Neo: Intelligent 3D Room Scanning

Neo: Intelligent 3D Room Scanning
AWSGCPFirebasePythonPyTorchTensorFlowFlutterSwiftPostgreSQL

LiDAR-based navigation AI agent for visually impaired users; Treehacks Hackathon 2025

At Treehacks Hackathon 2025, I spearheaded the development of Neo, an innovative application that leverages LiDAR and point cloud technologies to generate precise 3D OBJ file scans of indoor environments. Designed with accessibility in mind, Neo empowers users—including those with visual impairments—by integrating a suite of intuitive features and cutting-edge technologies.

Key Features & Functionalities

  • Dynamic Scanning Controls: Toggle scanning/sampling, RGB visualization, and point cloud display. Easily clear/reset the point buffer to ensure accurate scanning.
  • Flexible Data Management: Save detailed scans as `.ply` files (in both ASCII and binary formats), export or delete previously saved scans, and benefit from an increased sampling rate for enhanced detail.
  • Voice-Guided Navigation: By integrating OpenAI's Whisper—fine-tuned to accurately interpret room scans—the app provides real-time, audio-based navigational cues. Users simply ask where specific objects or locations are, and Neo responds with clear, actionable guidance.
  • Historical Data Storage: A robust SQL database stores past scans, ensuring users can access and review their historical data seamlessly.

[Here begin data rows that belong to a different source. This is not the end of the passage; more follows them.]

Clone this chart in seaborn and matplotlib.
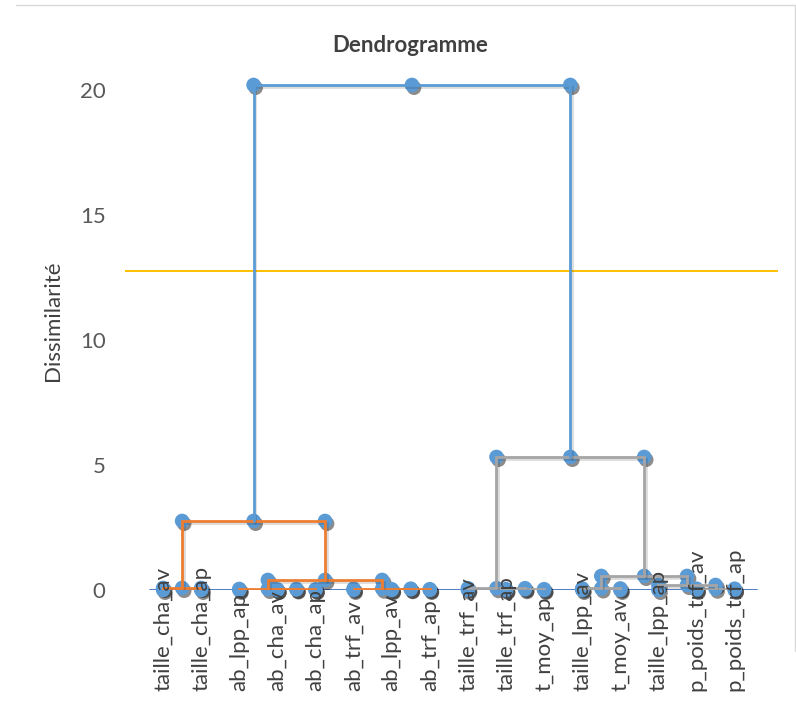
import matplotlib
matplotlib.use("Agg")
from matplotlib import pyplot as plt
from matplotlib import patheffects as pe
from matplotlib.lines import Line2D
import seaborn as sns
import pandas as pd

# feuilles du dendrogramme (ordre de l'axe)
feuilles = ["taille_cha_av", "taille_cha_ap", "ab_lpp_ap", "ab_cha_av", "ab_cha_ap",
            "ab_trf_av", "ab_lpp_av", "ab_trf_ap", "taille_trf_av", "taille_trf_ap",
            "t_moy_ap", "taille_lpp_av", "t_moy_av", "taille_lpp_ap",
            "p_poids_trf_av", "p_poids_trf_ap"]

# fusions : noeud gauche, noeud droit, niveau (les noeuds >= 16 sont les fusions)
fusion_gauche = [0, 3, 2, 6, 5, 18, 16, 9, 8, 11, 14, 13, 25, 24, 22]
fusion_droite = [1, 4, 17, 7, 19, 20, 21, 10, 23, 12, 15, 26, 27, 28, 29]
fusion_niveau = [0.08, 0.02, 0.04, 0.03, 0.05, 0.40, 2.76, 0.03, 0.07, 0.06, 0.05, 0.20, 0.56, 5.32, 20.2]
fusion_groupe = ["c1", "c1", "c1", "c1", "c1", "c1", "c1", "c2", "c2", "c2", "c2", "c2", "c2", "c2", "top"]

troncature = 12.76
ligne_base = [-0.35, 15.6]

couleurs = {"c1": "#ED7D31", "c2": "#A5A5A5", "top": "#5B9BD5"}

sns.set_theme(style="white")
plt.rcParams["font.family"] = ["Lato", "DejaVu Sans"]

fig = plt.figure(figsize=(7.96, 7.04), dpi=100)
ax = fig.add_axes([0.157, 0.162, 0.820, 0.7635])

n = len(feuilles)
pos_x = {i: float(i) for i in range(n)}
pos_y = {i: 0.0 for i in range(n)}
pts = [(i, 0.0) for i in range(n)]

for k, (g, d, h, grp) in enumerate(zip(fusion_gauche, fusion_droite, fusion_niveau, fusion_groupe)):
    xg, xd = pos_x[g], pos_x[d]
    xc = (xg + xd) / 2
    ax.plot([xg, xg, xd, xd], [pos_y[g], h, h, pos_y[d]], color=couleurs[grp], lw=2.0,
             zorder=3, solid_joinstyle="miter",
             path_effects=[pe.SimpleLineShadow(offset=(1.2, -1.5), alpha=0.15), pe.Normal()])
    pts += [(xg, h), (xc, h), (xd, h)]
    pos_x[n + k] = xc
    pos_y[n + k] = h

ax.plot(ligne_base, [0, 0], color="#4472C4", lw=1.3, zorder=1)
ax.axhline(troncature, color="#FFC000", lw=1.4, zorder=1)

df = pd.DataFrame(pts, columns=["x", "y"])
sc = sns.scatterplot(data=df, x="x", y="y", ax=ax, s=110, color="#5B9BD5",
                     edgecolor="none", zorder=2, clip_on=False, legend=False)
sc.collections[-1].set_path_effects([pe.SimplePatchShadow(offset=(1.5, -2), alpha=0.45,
                                                          shadow_rgbFace="black"), pe.Normal()])

ax.set_xlim(-1.0, 16.13)
ax.set_ylim(0, 21.5)
ax.set_yticks([0, 5, 10, 15, 20])
ax.set_xticks(range(n))
ax.set_xticklabels(feuilles, rotation=90, va="bottom", ha="center", fontsize=16, color="#404040")
ax.tick_params(axis="x", length=0, pad=73)
ax.tick_params(axis="y", length=0, pad=14, labelsize=16, labelcolor="#595959")
ax.xaxis.set_zorder(5)
for s in ax.spines.values():
    s.set_visible(False)
ax.set_xlabel("")
ax.set_ylabel("Dissimilarité", fontsize=16, color="#404040", labelpad=12)

fig.text(0.515, 0.936, "Dendrogramme", ha="center", va="center", fontsize=16,
         fontweight="bold", color="#404040")

# cadre du graphique
fig.add_artist(Line2D([0.02, 1.0], [0.993, 0.993], color="#D9D9D9", lw=1.0))
fig.add_artist(Line2D([0.999, 0.999], [0.075, 0.993], color="#D9D9D9", lw=1.0))

fig.savefig("out.png", dpi=100)
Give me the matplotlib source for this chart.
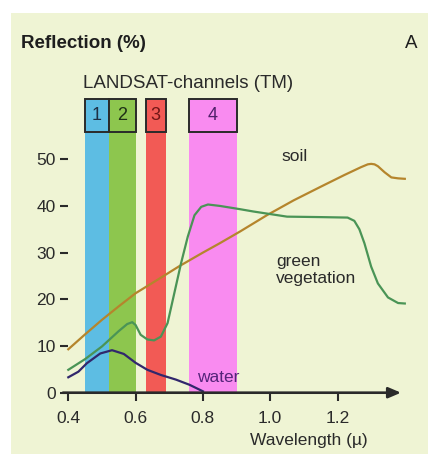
import matplotlib
matplotlib.use("Agg")
import matplotlib.pyplot as plt
from matplotlib.patches import Rectangle

plt.rcParams["font.family"] = ["Liberation Sans", "DejaVu Sans"]

# Landsat TM channels (µm)
channel_names = ["1", "2", "3", "4"]
channel_lo = [0.45, 0.52, 0.63, 0.76]
channel_hi = [0.52, 0.60, 0.69, 0.90]
channel_colors = ["#5DBDE3", "#8DC64E", "#F25A55", "#F98BF0"]
channel_text = ["#1E3044", "#1E3016", "#701616", "#50206A"]

# spectral reflectance curves
soil_x = [0.40, 0.45, 0.50, 0.55, 0.60, 0.67, 0.73, 0.80, 0.85, 0.91, 0.99, 1.07, 1.15, 1.22, 1.27, 1.29, 1.30, 1.31, 1.32, 1.34, 1.36, 1.38, 1.40]
soil_y = [9.3, 12.5, 15.6, 18.5, 21.3, 24.4, 27.1, 30.0, 32.0, 34.5, 38.0, 41.2, 44.1, 46.6, 48.3, 48.9, 49.0, 48.9, 48.5, 47.2, 46.1, 45.9, 45.8]

veg_x = [0.40, 0.45, 0.50, 0.55, 0.575, 0.59, 0.60, 0.615, 0.635, 0.655, 0.675, 0.695, 0.715, 0.735, 0.755, 0.775, 0.795, 0.815, 0.85, 0.91, 0.95, 1.05, 1.15, 1.23, 1.25, 1.265, 1.28, 1.30, 1.32, 1.35, 1.38, 1.40]
veg_y = [4.9, 7.2, 9.9, 13.2, 14.7, 15.1, 14.5, 12.4, 11.4, 11.2, 12.0, 14.9, 21.3, 27.7, 33.4, 38.0, 39.8, 40.3, 40.0, 39.3, 38.8, 37.7, 37.6, 37.5, 36.8, 35.0, 32.0, 27.0, 23.4, 20.4, 19.2, 19.1]

water_x = [0.40, 0.43, 0.455, 0.495, 0.53, 0.565, 0.60, 0.635, 0.675, 0.72, 0.76, 0.80]
water_y = [3.3, 4.5, 6.3, 8.4, 9.1, 8.3, 6.4, 4.9, 3.8, 2.8, 1.7, 0.3]

y_ticks = [0, 10, 20, 30, 40, 50]
x_ticks = [0.4, 0.6, 0.8, 1.0, 1.2]

W, H = 428, 454
fig = plt.figure(figsize=(W / 100, H / 100), dpi=100, facecolor="white")
fig.patches.append(Rectangle((11 / W, 0), 1 - 11 / W, (H - 13) / H,
                             transform=fig.transFigure, facecolor="#EFF4D4",
                             edgecolor="none", zorder=-10))

ax = fig.add_axes([68.3 / W, (H - 392.7) / H, 336.5 / W, 326.9 / H])
ax.set_facecolor("none")
ax.set_xlim(0.4, 1.4)
ax.set_ylim(0, 70)
for s in ax.spines.values():
    s.set_visible(False)

ink = "#2A2A2A"
fs = 12.5

# channel bands with numbered boxes on top
box_lo, box_hi = 55.8, 62.9
for name, lo, hi, c, tc in zip(channel_names, channel_lo, channel_hi, channel_colors, channel_text):
    ax.add_patch(Rectangle((lo, 0), hi - lo, box_lo, facecolor=c, edgecolor="none", zorder=1))
    ax.add_patch(Rectangle((lo, box_lo), hi - lo, box_hi - box_lo, facecolor=c,
                           edgecolor=ink, lw=1.4, zorder=2, clip_on=False))
    ax.text((lo + hi) / 2, (box_lo + box_hi) / 2, name, ha="center", va="center",
            fontsize=13, color=tc, zorder=3, clip_on=False)

ax.plot(soil_x, soil_y, color="#B5852C", lw=1.6, zorder=4, clip_on=False, solid_joinstyle="round")
ax.plot(veg_x, veg_y, color="#4A9456", lw=1.6, zorder=4, clip_on=False, solid_joinstyle="round")
ax.plot(water_x, water_y, color="#31276C", lw=1.6, zorder=4, clip_on=False, solid_joinstyle="round")

# axes drawn as arrows
ax.annotate("", xy=(1.397, 0), xytext=(0.376, 0), zorder=5,
            arrowprops=dict(arrowstyle="-|>,head_length=0.75,head_width=0.32", color=ink, lw=1.9))
ax.annotate("", xy=(0.4, 70.3), xytext=(0.4, -1.0), zorder=5,
            arrowprops=dict(arrowstyle="-|>,head_length=0.75,head_width=0.32", color=ink, lw=1.9))

ax.set_yticks(y_ticks)
ax.set_xticks(x_ticks)
ax.set_xticklabels([f"{v:.1f}" for v in x_ticks])
ax.tick_params(axis="both", colors=ink, width=1.5, length=6, labelsize=fs, labelcolor=ink)
ax.tick_params(axis="x", pad=7)
ax.tick_params(axis="y", pad=3)

ax.text(0.4446, 66.3, "LANDSAT-channels (TM)", ha="left", va="center", fontsize=13.5, color=ink, clip_on=False)
ax.text(1.035, 50.5, "soil", ha="left", va="center", fontsize=fs, color=ink)
ax.text(1.017, 26.2, "green\nvegetation", ha="left", va="center", fontsize=fs, color=ink, linespacing=1.15)
ax.text(0.782, 3.2, "water", ha="left", va="center", fontsize=fs, color="#55247A")
ax.text(0.94, -10.3, "Wavelength (µ)", ha="left", va="center", fontsize=fs, color=ink, clip_on=False)

fig.text(20.7 / W, 1 - 43 / H, "Reflection (%)", ha="left", va="center", fontsize=13.5, fontweight="bold", color="#1E1E1E")
fig.text(411 / W, 1 - 43 / H, "A", ha="center", va="center", fontsize=13.5, color="#1E1E1E")

fig.savefig("out.png", dpi=100, facecolor="white")
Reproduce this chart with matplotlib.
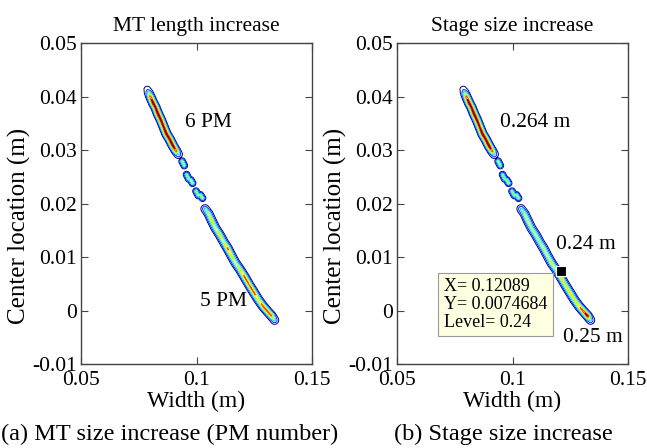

Impact on the Blind Community

Neo's innovative voice-guided navigation system has a profound impact on blind and visually impaired individuals. By delivering real-time audio cues and detailed spatial information, the app empowers users to confidently navigate indoor spaces, significantly enhancing their safety and independence. This breakthrough technology bridges the gap between digital and physical environments, fostering inclusion and enabling a more autonomous daily experience for the blind community.

Technological Stack

  • Frontend: Developed using Swift (with ARKit integration for advanced LiDAR functionality), Flutter, React, and JavaScript to create a responsive, cross-platform user experience.
  • Backend: A Python-powered API (leveraging frameworks like Flask) orchestrates real-time data processing and integrates machine learning models to enhance scan detection and audio responsiveness.
  • Cloud & Data Management: Firebase underpins the app's authentication, real-time database, and cloud storage needs, ensuring scalability and secure data management. Additional technologies, such as Docker for containerized deployments and CI/CD pipelines, supported rapid development and iteration.